Would you write out the listing verbatim and skip every picture in it?

Data shown start

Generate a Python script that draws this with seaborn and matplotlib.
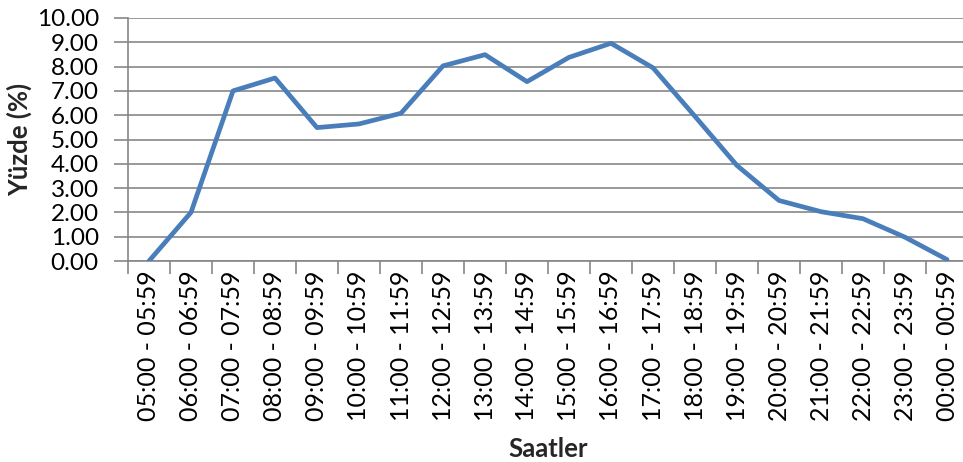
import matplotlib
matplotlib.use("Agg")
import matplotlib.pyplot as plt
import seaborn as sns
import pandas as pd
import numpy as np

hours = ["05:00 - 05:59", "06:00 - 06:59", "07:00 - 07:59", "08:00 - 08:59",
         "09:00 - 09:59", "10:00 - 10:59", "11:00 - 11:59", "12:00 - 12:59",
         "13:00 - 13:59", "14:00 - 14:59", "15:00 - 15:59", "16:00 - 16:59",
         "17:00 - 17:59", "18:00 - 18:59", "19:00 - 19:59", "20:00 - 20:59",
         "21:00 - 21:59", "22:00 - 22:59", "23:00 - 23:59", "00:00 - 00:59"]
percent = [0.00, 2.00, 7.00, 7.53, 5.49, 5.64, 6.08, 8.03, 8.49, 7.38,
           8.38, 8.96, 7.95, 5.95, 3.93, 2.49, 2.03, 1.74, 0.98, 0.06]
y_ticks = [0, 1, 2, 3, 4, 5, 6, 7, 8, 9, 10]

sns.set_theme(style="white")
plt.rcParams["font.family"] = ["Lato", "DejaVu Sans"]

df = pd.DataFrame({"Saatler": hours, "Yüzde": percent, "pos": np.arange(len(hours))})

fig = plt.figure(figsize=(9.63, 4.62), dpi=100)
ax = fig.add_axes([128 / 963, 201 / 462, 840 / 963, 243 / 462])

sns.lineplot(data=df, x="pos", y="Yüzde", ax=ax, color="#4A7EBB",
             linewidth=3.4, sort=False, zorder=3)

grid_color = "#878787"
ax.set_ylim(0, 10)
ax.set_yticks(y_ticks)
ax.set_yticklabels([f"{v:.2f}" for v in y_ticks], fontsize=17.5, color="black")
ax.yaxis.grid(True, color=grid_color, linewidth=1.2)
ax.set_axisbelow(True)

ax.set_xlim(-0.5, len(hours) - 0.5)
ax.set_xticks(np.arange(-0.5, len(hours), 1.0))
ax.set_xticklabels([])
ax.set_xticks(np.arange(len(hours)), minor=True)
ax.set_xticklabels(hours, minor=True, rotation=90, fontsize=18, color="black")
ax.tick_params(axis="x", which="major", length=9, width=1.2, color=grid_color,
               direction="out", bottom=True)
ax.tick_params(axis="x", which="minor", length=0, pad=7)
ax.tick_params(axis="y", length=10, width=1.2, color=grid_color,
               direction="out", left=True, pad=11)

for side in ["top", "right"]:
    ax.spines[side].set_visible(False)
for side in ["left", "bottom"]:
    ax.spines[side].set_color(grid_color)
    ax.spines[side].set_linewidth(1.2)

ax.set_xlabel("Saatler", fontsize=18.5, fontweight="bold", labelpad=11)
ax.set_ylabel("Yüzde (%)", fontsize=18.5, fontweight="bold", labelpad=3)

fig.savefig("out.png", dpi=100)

Data shown end

Response:
Generate a Python script that draws this with seaborn and matplotlib.
import matplotlib
matplotlib.use("Agg")
import matplotlib.pyplot as plt
import seaborn as sns
import pandas as pd
import numpy as np

hours = ["05:00 - 05:59", "06:00 - 06:59", "07:00 - 07:59", "08:00 - 08:59",
         "09:00 - 09:59", "10:00 - 10:59", "11:00 - 11:59", "12:00 - 12:59",
         "13:00 - 13:59", "14:00 - 14:59", "15:00 - 15:59", "16:00 - 16:59",
         "17:00 - 17:59", "18:00 - 18:59", "19:00 - 19:59", "20:00 - 20:59",
         "21:00 - 21:59", "22:00 - 22:59", "23:00 - 23:59", "00:00 - 00:59"]
percent = [0.00, 2.00, 7.00, 7.53, 5.49, 5.64, 6.08, 8.03, 8.49, 7.38,
           8.38, 8.96, 7.95, 5.95, 3.93, 2.49, 2.03, 1.74, 0.98, 0.06]
y_ticks = [0, 1, 2, 3, 4, 5, 6, 7, 8, 9, 10]

sns.set_theme(style="white")
plt.rcParams["font.family"] = ["Lato", "DejaVu Sans"]

df = pd.DataFrame({"Saatler": hours, "Yüzde": percent, "pos": np.arange(len(hours))})

fig = plt.figure(figsize=(9.63, 4.62), dpi=100)
ax = fig.add_axes([128 / 963, 201 / 462, 840 / 963, 243 / 462])

sns.lineplot(data=df, x="pos", y="Yüzde", ax=ax, color="#4A7EBB",
             linewidth=3.4, sort=False, zorder=3)

grid_color = "#878787"
ax.set_ylim(0, 10)
ax.set_yticks(y_ticks)
ax.set_yticklabels([f"{v:.2f}" for v in y_ticks], fontsize=17.5, color="black")
ax.yaxis.grid(True, color=grid_color, linewidth=1.2)
ax.set_axisbelow(True)

ax.set_xlim(-0.5, len(hours) - 0.5)
ax.set_xticks(np.arange(-0.5, len(hours), 1.0))
ax.set_xticklabels([])
ax.set_xticks(np.arange(len(hours)), minor=True)
ax.set_xticklabels(hours, minor=True, rotation=90, fontsize=18, color="black")
ax.tick_params(axis="x", which="major", length=9, width=1.2, color=grid_color,
               direction="out", bottom=True)
ax.tick_params(axis="x", which="minor", length=0, pad=7)
ax.tick_params(axis="y", length=10, width=1.2, color=grid_color,
               direction="out", left=True, pad=11)

for side in ["top", "right"]:
    ax.spines[side].set_visible(False)
for side in ["left", "bottom"]:
    ax.spines[side].set_color(grid_color)
    ax.spines[side].set_linewidth(1.2)

ax.set_xlabel("Saatler", fontsize=18.5, fontweight="bold", labelpad=11)
ax.set_ylabel("Yüzde (%)", fontsize=18.5, fontweight="bold", labelpad=3)

fig.savefig("out.png", dpi=100)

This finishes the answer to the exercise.